Working from the top of the listing below, retype each line through the line containing "ctx.strokeRect(a.left + 0.5, a.top", both included, with no pictures.

■ ■ ■

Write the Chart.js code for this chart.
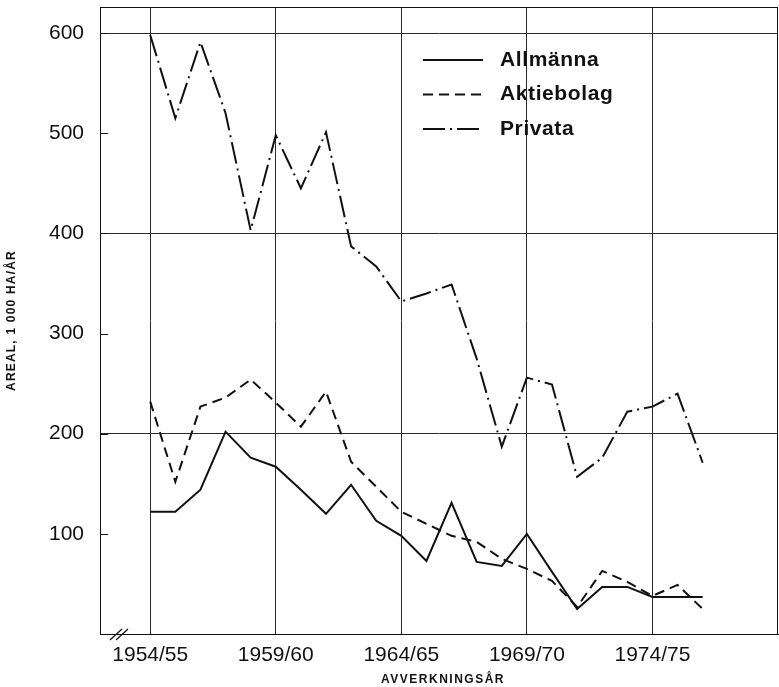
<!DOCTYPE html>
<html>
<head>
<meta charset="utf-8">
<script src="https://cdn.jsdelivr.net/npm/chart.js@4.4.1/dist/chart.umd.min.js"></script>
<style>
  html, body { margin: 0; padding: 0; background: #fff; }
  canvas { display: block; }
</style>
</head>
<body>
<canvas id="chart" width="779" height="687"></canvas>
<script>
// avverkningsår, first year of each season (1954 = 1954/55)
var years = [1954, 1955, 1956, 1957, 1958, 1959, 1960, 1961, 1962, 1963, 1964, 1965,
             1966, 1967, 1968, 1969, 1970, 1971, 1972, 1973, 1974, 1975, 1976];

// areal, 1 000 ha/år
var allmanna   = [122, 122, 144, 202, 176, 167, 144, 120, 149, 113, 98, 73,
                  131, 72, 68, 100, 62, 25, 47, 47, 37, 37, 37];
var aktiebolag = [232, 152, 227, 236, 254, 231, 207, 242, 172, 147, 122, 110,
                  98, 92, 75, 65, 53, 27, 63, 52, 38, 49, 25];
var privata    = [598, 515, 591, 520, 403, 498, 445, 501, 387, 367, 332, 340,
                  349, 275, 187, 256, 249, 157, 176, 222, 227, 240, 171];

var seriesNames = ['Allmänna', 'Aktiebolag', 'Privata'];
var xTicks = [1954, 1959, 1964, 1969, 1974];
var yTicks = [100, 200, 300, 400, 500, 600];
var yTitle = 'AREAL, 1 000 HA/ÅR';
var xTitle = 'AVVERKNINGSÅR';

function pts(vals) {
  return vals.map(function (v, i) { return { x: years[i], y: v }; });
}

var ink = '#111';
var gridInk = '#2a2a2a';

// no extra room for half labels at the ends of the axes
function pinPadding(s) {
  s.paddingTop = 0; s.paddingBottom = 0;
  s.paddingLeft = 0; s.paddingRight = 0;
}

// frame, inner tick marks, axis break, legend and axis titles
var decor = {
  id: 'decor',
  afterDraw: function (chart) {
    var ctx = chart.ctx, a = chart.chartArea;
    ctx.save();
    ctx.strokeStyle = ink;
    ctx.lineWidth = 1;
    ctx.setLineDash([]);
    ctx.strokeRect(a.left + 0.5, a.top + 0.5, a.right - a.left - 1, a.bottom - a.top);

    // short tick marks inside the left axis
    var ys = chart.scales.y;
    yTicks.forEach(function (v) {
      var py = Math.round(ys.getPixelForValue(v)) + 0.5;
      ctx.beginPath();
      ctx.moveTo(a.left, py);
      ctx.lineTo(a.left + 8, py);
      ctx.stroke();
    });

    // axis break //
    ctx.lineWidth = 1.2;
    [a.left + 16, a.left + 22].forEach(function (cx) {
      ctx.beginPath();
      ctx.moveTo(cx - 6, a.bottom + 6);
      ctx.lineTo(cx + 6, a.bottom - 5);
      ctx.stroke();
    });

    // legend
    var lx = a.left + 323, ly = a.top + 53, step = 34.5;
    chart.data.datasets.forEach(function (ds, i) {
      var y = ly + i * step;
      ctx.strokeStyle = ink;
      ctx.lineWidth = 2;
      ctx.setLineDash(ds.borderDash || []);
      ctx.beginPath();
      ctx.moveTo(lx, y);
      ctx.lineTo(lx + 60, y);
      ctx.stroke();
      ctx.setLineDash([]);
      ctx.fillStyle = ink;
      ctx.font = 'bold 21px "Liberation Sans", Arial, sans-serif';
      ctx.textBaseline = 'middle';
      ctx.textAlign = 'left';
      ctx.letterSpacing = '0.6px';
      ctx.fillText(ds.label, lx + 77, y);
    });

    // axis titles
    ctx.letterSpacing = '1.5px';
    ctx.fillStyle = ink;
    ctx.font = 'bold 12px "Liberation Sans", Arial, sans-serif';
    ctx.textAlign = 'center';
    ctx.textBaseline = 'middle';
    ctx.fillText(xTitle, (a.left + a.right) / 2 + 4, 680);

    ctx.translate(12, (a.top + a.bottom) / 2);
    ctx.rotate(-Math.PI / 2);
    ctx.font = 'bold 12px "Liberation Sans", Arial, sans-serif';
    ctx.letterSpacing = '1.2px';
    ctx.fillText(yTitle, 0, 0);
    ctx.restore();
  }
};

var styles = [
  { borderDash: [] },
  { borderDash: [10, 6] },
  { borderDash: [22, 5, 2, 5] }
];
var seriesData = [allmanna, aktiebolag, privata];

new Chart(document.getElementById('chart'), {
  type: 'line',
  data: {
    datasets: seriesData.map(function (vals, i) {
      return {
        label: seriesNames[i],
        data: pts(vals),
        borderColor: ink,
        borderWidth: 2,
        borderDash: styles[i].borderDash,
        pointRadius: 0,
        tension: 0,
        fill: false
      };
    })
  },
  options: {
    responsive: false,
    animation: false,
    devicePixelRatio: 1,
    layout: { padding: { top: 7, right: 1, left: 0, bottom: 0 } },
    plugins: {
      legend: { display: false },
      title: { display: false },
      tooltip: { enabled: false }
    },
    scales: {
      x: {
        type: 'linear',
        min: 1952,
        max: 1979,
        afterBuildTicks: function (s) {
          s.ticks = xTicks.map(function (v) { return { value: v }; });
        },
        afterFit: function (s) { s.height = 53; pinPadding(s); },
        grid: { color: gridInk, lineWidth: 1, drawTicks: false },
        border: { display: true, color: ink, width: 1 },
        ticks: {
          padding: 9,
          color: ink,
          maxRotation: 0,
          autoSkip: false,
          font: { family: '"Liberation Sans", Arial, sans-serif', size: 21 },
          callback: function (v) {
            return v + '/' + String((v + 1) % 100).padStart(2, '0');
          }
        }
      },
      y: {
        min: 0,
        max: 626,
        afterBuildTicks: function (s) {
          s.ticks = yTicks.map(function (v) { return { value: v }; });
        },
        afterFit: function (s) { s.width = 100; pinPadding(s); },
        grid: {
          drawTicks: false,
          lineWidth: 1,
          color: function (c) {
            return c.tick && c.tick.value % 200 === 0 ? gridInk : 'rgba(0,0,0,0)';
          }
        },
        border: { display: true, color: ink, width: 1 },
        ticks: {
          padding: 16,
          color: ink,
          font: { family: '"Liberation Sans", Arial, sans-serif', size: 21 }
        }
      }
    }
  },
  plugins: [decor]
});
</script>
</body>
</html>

■ ■ ■

Written solution
Write the Chart.js code for this chart.
<!DOCTYPE html>
<html>
<head>
<meta charset="utf-8">
<script src="https://cdn.jsdelivr.net/npm/chart.js@4.4.1/dist/chart.umd.min.js"></script>
<style>
  html, body { margin: 0; padding: 0; background: #fff; }
  canvas { display: block; }
</style>
</head>
<body>
<canvas id="chart" width="779" height="687"></canvas>
<script>
// avverkningsår, first year of each season (1954 = 1954/55)
var years = [1954, 1955, 1956, 1957, 1958, 1959, 1960, 1961, 1962, 1963, 1964, 1965,
             1966, 1967, 1968, 1969, 1970, 1971, 1972, 1973, 1974, 1975, 1976];

// areal, 1 000 ha/år
var allmanna   = [122, 122, 144, 202, 176, 167, 144, 120, 149, 113, 98, 73,
                  131, 72, 68, 100, 62, 25, 47, 47, 37, 37, 37];
var aktiebolag = [232, 152, 227, 236, 254, 231, 207, 242, 172, 147, 122, 110,
                  98, 92, 75, 65, 53, 27, 63, 52, 38, 49, 25];
var privata    = [598, 515, 591, 520, 403, 498, 445, 501, 387, 367, 332, 340,
                  349, 275, 187, 256, 249, 157, 176, 222, 227, 240, 171];

var seriesNames = ['Allmänna', 'Aktiebolag', 'Privata'];
var xTicks = [1954, 1959, 1964, 1969, 1974];
var yTicks = [100, 200, 300, 400, 500, 600];
var yTitle = 'AREAL, 1 000 HA/ÅR';
var xTitle = 'AVVERKNINGSÅR';

function pts(vals) {
  return vals.map(function (v, i) { return { x: years[i], y: v }; });
}

var ink = '#111';
var gridInk = '#2a2a2a';

// no extra room for half labels at the ends of the axes
function pinPadding(s) {
  s.paddingTop = 0; s.paddingBottom = 0;
  s.paddingLeft = 0; s.paddingRight = 0;
}

// frame, inner tick marks, axis break, legend and axis titles
var decor = {
  id: 'decor',
  afterDraw: function (chart) {
    var ctx = chart.ctx, a = chart.chartArea;
    ctx.save();
    ctx.strokeStyle = ink;
    ctx.lineWidth = 1;
    ctx.setLineDash([]);
    ctx.strokeRect(a.left + 0.5, a.top + 0.5, a.right - a.left - 1, a.bottom - a.top);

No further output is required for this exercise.